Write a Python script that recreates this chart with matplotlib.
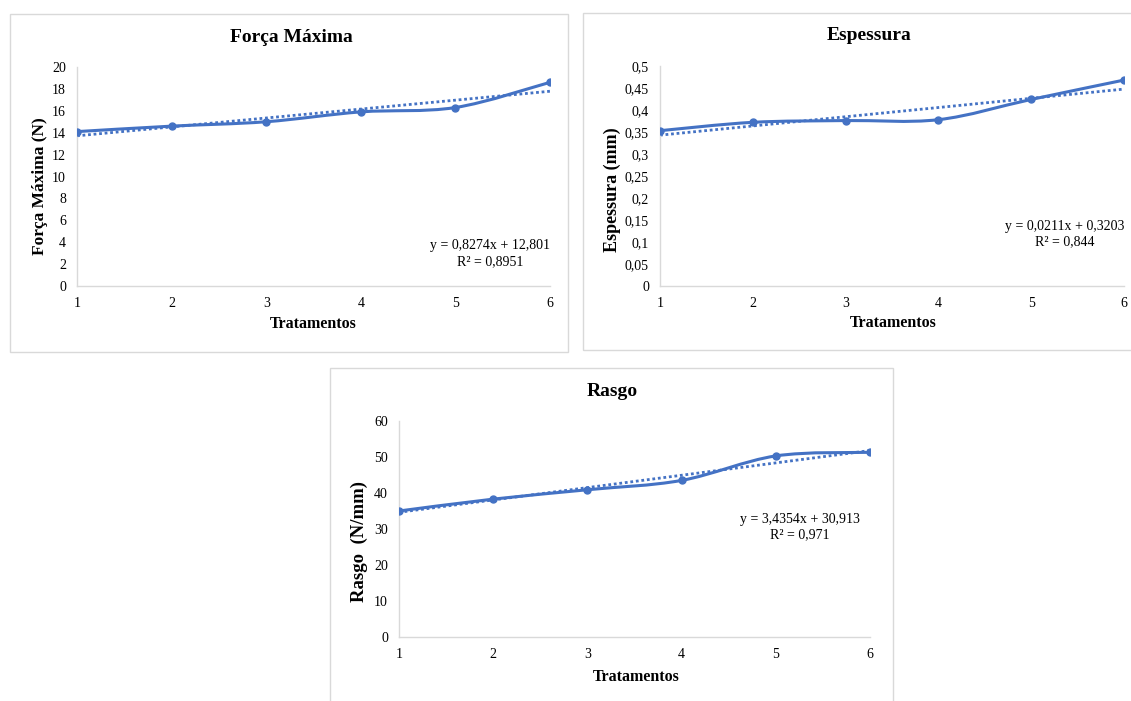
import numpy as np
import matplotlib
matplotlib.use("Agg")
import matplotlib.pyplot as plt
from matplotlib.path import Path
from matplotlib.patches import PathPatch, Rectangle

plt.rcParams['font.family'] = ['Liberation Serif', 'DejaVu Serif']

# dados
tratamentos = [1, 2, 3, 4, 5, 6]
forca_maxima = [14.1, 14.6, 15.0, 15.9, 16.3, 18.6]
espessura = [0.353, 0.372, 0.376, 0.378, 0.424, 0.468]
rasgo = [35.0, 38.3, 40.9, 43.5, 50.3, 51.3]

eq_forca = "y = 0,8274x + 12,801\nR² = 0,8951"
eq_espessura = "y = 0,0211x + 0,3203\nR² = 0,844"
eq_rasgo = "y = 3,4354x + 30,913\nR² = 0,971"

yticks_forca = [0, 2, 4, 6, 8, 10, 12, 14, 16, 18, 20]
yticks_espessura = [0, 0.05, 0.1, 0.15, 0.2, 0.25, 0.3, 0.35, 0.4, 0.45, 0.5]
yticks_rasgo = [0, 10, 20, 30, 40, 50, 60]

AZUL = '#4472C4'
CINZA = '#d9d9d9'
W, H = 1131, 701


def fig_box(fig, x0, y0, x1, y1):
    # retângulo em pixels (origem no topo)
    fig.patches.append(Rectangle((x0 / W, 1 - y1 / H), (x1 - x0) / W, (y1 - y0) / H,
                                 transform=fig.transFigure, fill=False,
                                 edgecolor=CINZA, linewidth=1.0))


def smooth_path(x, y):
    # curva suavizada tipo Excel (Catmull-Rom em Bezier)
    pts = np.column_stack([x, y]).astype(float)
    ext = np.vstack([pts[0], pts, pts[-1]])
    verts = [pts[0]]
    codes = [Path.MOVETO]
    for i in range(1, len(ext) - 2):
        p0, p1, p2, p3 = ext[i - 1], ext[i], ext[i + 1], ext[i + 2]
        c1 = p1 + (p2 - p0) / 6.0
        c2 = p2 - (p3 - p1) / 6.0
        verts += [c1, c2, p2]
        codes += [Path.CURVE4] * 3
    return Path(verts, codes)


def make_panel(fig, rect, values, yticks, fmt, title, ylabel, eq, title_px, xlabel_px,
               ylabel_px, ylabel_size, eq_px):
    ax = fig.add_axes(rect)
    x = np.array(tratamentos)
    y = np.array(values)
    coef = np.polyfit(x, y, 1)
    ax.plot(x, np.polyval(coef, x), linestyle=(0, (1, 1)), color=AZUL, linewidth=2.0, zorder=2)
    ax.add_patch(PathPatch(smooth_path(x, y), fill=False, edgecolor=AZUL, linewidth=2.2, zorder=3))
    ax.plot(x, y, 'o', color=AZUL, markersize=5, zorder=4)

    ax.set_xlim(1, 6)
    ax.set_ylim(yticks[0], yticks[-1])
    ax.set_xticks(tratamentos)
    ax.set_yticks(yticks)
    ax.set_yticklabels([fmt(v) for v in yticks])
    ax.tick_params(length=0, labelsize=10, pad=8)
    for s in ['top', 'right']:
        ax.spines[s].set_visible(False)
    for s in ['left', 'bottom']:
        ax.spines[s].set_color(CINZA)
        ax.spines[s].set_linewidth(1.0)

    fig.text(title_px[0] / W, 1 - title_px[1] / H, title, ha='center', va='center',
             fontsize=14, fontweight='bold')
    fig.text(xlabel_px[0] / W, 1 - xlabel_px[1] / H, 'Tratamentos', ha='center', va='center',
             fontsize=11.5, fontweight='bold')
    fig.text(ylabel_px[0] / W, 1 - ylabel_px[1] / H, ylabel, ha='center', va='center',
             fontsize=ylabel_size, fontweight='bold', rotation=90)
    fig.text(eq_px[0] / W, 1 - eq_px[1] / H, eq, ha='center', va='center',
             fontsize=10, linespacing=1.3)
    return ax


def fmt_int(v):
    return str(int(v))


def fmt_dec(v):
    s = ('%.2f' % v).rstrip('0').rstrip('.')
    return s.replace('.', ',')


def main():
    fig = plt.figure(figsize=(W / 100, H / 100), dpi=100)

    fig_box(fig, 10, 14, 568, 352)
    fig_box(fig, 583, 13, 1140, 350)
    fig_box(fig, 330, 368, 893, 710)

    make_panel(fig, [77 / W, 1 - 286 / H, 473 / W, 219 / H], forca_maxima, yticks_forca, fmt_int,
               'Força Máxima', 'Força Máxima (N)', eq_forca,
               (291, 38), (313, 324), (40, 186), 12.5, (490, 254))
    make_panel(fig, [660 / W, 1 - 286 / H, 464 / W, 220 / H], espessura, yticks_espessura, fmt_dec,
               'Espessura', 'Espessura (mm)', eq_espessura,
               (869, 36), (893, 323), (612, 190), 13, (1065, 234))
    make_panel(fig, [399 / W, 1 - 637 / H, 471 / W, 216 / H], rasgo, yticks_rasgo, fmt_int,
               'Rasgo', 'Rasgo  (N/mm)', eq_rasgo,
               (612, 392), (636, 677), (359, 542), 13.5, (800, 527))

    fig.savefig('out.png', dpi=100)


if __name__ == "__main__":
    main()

····················

Exercise goal —
Within the listing above, copy each line that has the string "matplotlib".

In response —
Write a Python script that recreates this chart with matplotlib.
import matplotlib
matplotlib.use("Agg")
import matplotlib.pyplot as plt
from matplotlib.path import Path
from matplotlib.patches import PathPatch, Rectangle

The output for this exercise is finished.